SUPREME COURT VACANCY: “Will the next Supreme Court justice restore balance to the most pro-business court since the Gilded Age?” That headline succinctly sums up the hopes and concerns of Sen. Sheldon Whitehouse, D-R.I., in an opinion piece at Medium. Whitehouse concludes:
“The prospect of a new justice opens the opportunity to revisit an array of decisions, Citizens United chief among them, that made the Roberts Court the most ‘pro-business’ court since the Gilded Age, and restore the precedents so many of these 5–4 decisions overturned. Which is why Merrick Garland, an experienced and highly respected judge, faces Republicans’ unprecedented refusal to move on his confirmation. But with as many as four Supreme Court vacancies possible in the next two presidential terms, the Court may soon be shifting in ways that reverberate for a generation. In the struggle against corporate domination of America’s economy and elections, the stakes could not be higher.”
At The Economist, an essay depicts the high court as seeming to be “stuck in standby mode,” and teetering on a divide of ideologies. “It’s a hinge,” said University of Michigan law professor Richard Primus, “on which the direction of constitutional law could turn for decades.” And there are conflicting accounts about whether if elected, Donald Trump might nominate billionaire Peter Thiel to the court, from Huffington Post and Slate.
FORCED ARBITRATION: When The Sacramento Bee editorialized this week about the fallout of a recent scandal involving Wells Fargo & Co., it put the forced arbitration issue front and center. “According to federal regulators,” it said, “bank employees – told they would lose their jobs if they failed to make gargantuan sales quotas – forged signatures and used fake email addresses to sign up bank customers for extra products without informing them.

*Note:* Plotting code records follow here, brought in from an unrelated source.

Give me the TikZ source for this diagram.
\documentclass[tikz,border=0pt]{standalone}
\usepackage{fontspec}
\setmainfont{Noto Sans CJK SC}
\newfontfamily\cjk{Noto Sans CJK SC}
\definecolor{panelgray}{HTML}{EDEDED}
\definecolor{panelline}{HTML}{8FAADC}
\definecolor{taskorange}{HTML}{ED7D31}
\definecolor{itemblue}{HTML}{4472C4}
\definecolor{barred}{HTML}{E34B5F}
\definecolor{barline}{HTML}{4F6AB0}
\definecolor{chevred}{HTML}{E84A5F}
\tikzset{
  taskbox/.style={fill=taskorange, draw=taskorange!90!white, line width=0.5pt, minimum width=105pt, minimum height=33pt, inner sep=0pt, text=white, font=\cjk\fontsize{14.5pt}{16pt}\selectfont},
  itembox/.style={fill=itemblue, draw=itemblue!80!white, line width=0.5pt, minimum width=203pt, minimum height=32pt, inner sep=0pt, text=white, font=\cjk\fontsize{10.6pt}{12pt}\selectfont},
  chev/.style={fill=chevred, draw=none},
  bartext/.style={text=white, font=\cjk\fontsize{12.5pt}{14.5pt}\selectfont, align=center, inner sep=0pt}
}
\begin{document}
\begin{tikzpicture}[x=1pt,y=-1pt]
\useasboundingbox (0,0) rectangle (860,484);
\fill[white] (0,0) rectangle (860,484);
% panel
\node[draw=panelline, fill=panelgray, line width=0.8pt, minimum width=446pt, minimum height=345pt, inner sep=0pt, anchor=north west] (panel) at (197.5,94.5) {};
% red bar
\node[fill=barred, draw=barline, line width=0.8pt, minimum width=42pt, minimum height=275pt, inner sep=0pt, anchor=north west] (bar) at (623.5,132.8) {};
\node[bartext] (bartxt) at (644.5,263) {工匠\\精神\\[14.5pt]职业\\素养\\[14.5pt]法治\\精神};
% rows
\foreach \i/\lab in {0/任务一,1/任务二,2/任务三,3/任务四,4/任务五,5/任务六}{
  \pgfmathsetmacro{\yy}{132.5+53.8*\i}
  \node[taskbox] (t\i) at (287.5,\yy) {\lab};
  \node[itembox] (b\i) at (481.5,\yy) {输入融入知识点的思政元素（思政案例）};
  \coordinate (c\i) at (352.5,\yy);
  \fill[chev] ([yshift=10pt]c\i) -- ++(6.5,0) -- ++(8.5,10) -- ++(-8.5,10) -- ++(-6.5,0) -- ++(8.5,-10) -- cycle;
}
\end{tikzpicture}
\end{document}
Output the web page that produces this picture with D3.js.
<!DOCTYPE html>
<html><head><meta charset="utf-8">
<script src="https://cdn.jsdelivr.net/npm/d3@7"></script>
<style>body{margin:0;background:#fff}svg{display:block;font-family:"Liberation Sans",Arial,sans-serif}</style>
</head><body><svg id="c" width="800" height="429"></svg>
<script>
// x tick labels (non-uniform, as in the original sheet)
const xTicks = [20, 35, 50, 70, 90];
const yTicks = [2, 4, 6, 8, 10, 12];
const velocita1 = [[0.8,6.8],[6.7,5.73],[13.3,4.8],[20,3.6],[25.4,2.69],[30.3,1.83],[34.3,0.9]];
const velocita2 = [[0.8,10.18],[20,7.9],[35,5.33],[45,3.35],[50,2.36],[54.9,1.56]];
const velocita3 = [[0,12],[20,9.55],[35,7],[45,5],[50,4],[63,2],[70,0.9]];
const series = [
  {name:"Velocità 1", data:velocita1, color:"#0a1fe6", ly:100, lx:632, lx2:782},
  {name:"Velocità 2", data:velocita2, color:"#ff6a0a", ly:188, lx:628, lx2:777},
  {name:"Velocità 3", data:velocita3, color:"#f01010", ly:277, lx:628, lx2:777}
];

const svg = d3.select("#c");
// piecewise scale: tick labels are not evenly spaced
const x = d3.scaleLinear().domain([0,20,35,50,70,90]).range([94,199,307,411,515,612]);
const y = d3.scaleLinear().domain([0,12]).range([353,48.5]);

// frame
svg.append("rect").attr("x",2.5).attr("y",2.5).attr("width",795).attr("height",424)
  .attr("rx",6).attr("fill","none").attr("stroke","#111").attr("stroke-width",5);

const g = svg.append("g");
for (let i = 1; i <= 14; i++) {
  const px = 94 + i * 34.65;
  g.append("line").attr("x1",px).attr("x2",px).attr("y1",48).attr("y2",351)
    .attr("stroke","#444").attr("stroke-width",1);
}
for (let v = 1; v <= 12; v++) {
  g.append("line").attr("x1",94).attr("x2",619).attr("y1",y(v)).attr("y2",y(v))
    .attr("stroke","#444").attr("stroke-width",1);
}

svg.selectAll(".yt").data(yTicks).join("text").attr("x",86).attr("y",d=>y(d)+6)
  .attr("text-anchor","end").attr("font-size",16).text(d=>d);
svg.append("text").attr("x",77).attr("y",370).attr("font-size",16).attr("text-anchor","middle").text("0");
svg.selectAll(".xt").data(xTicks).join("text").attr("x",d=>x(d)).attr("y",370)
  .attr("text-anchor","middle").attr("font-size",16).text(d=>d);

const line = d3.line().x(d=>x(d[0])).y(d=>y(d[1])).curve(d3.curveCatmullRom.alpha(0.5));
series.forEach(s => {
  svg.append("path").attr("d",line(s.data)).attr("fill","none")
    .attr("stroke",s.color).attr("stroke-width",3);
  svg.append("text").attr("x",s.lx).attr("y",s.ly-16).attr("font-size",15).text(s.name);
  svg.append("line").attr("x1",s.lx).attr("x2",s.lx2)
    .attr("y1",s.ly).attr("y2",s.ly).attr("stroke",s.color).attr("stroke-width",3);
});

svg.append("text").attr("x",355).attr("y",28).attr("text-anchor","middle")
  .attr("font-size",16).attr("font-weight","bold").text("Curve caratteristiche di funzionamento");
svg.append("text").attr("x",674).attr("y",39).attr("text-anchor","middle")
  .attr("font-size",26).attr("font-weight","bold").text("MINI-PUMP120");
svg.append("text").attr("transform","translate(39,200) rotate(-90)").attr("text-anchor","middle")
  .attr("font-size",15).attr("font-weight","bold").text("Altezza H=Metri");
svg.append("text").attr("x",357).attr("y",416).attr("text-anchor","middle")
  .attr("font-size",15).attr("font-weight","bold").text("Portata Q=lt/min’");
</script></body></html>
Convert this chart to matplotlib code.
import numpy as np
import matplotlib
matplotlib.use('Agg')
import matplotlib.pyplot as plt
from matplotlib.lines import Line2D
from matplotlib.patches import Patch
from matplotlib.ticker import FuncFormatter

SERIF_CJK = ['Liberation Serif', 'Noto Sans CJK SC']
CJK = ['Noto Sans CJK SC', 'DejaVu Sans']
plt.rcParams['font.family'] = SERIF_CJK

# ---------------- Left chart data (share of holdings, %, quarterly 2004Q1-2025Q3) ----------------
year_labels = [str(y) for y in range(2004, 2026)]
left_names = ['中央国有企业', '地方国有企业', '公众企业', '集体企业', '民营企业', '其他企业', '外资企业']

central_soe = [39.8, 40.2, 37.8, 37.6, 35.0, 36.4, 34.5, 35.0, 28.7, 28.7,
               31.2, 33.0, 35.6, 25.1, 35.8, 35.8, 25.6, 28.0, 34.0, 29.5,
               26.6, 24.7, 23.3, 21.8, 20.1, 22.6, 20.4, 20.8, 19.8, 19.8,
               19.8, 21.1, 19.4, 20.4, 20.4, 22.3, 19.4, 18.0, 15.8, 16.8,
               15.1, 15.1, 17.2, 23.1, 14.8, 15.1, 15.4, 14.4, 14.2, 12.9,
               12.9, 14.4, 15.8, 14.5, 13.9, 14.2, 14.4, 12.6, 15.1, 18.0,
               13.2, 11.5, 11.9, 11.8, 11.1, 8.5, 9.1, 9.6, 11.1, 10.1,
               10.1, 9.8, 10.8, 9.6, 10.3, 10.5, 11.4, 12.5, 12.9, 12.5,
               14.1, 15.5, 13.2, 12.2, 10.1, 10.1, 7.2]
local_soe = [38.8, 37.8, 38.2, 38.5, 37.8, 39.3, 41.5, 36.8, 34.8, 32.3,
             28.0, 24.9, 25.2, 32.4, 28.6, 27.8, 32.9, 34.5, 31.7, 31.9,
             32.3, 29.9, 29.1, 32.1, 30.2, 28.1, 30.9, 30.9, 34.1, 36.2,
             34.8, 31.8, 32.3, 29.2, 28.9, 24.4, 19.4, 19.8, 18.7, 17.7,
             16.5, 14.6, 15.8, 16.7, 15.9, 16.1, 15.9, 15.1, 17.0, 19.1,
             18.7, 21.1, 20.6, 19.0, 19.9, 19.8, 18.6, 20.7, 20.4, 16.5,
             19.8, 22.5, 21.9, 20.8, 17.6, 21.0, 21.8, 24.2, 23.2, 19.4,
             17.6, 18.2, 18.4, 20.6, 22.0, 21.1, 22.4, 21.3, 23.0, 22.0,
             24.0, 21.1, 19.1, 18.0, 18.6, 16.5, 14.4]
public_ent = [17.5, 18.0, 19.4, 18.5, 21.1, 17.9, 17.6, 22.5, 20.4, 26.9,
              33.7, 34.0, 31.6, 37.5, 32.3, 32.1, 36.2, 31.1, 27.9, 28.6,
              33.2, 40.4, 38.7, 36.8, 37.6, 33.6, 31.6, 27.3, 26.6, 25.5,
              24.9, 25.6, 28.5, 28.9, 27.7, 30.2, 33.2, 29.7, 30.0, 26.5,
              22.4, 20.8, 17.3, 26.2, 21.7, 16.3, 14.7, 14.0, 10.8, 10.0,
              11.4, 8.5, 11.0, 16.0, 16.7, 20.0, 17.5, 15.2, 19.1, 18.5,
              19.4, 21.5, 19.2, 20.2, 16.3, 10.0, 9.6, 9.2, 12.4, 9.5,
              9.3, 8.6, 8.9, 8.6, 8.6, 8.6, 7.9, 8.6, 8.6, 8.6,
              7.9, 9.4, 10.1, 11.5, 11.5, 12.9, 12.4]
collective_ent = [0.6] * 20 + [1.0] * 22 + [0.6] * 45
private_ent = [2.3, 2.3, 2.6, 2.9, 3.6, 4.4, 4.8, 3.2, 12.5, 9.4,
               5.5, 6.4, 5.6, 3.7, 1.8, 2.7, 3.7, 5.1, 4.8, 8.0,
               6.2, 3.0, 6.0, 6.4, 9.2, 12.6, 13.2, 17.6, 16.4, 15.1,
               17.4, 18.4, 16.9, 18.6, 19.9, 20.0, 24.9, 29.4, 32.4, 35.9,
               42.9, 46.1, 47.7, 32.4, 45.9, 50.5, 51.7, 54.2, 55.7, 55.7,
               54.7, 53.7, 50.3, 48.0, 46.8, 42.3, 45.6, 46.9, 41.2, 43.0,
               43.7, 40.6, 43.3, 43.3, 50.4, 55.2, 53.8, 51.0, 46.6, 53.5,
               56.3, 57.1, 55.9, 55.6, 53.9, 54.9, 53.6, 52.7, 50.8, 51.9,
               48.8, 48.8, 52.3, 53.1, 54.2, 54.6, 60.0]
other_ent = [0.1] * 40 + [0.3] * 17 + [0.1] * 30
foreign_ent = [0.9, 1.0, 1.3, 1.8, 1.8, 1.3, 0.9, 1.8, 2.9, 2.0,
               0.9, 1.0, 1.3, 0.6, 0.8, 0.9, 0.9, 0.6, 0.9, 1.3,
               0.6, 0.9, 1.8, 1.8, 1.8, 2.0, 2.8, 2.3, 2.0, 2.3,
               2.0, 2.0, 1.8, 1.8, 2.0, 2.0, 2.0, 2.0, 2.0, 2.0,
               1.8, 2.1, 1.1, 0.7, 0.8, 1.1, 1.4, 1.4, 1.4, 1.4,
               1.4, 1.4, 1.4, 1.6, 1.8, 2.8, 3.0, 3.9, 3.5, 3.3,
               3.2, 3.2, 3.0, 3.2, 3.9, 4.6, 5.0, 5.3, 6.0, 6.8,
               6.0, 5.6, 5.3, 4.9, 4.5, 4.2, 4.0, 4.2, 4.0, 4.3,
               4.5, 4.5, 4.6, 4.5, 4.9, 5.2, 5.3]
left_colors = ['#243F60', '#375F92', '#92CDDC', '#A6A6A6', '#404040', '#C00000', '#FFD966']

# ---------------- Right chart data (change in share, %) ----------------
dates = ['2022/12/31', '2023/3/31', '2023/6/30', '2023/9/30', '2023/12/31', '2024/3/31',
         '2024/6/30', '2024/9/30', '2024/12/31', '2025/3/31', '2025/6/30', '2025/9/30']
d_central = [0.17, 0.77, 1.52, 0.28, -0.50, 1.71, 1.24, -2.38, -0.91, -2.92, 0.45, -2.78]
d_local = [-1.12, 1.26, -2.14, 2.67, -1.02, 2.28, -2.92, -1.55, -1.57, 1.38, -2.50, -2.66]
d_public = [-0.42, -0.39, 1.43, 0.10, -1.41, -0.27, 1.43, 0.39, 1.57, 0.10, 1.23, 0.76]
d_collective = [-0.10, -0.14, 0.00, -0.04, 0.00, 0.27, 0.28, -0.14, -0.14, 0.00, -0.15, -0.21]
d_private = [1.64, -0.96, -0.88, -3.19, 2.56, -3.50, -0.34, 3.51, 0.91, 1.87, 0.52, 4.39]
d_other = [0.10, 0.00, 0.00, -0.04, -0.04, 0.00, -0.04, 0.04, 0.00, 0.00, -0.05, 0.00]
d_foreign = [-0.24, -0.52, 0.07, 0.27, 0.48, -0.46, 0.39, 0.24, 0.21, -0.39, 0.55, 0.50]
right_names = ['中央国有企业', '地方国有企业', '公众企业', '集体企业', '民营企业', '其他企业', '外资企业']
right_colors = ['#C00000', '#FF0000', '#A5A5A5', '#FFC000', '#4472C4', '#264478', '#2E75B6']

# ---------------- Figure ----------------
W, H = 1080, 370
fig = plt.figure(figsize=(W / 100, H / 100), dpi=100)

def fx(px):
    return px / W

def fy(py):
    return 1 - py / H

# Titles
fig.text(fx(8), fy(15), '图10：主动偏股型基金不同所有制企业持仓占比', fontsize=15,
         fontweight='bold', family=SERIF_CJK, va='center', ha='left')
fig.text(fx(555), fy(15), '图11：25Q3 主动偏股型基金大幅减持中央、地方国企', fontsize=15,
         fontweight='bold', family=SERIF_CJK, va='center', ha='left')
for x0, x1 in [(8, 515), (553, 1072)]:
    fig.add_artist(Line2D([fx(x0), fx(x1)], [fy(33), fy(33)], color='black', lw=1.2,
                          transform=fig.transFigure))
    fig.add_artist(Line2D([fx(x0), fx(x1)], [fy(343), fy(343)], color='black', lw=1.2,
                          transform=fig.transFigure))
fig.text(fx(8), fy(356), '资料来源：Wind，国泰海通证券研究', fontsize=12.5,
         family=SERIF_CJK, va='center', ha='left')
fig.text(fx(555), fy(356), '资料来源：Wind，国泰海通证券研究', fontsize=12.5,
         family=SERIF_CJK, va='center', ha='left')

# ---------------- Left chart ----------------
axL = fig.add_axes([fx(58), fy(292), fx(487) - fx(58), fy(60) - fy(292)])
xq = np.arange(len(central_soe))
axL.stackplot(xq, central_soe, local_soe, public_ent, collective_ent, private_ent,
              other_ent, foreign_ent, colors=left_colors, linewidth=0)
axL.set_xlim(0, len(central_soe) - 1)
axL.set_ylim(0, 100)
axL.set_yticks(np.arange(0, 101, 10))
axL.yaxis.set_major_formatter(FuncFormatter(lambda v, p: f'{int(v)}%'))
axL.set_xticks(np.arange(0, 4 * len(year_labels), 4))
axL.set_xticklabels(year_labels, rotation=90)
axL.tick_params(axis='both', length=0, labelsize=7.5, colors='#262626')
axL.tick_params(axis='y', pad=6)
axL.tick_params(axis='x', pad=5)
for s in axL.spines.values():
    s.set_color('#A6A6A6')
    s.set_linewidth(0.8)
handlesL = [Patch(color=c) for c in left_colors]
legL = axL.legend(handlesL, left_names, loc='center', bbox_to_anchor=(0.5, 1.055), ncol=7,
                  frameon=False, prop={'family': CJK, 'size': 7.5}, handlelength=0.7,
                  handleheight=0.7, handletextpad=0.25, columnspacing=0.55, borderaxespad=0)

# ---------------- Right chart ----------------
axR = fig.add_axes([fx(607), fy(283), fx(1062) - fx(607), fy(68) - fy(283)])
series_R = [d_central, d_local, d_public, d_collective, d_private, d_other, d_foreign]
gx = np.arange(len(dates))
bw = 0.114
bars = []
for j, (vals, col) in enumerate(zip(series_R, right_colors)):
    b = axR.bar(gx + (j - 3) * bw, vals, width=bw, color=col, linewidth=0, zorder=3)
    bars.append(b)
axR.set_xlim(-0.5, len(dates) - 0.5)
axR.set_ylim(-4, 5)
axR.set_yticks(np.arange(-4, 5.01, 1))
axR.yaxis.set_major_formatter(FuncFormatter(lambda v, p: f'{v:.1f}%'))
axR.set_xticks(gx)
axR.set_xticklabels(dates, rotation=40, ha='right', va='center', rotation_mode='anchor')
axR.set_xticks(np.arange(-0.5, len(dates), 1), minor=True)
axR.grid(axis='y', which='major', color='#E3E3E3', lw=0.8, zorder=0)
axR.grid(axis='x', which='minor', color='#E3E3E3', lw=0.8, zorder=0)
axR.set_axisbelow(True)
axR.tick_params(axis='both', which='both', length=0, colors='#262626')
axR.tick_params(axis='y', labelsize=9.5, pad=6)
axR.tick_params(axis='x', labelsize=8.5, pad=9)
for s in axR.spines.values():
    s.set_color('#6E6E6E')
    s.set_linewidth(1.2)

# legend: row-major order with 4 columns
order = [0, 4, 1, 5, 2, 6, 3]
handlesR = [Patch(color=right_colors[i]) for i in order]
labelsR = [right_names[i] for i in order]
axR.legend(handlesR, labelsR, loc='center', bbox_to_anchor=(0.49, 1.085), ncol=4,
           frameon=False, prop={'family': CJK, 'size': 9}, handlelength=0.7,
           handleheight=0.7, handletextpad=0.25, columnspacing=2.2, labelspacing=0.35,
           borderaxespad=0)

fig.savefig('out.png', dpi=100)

Customers often didn’t find out until a check bounced or an odd fee showed up on a statement. When they tried to sue, mandatory arbitration agreements signed with their original accounts prompted judges to dismiss their cases.” Alliance for Justice, our sister organization, supports eliminating forced arbitration.
POLITICAL MONEY, STATE JUDGES AND SUPREME COURT: Several local prosecutors have asked the U.S. Supreme Court to review a Wisconsin Supreme Court ruling that shut down an investigation of possible violation of campaign finance laws by Gov. Scott Walker’s campaign and conservative groups in 2011 and 2012 recall elections. One of the issues the prosecutors cite is whether two Wisconsin justices should have recused, notes a Madison Capital Times editorial. They had benefitted from spending by two of the groups involved in the investigation. This week, The Guardian brought more attention to the issue with its publication of leaked documents about the “secretive influence of corporate cash on politics” in Wisconsin and the lengths to which “even judges go to solicit money.”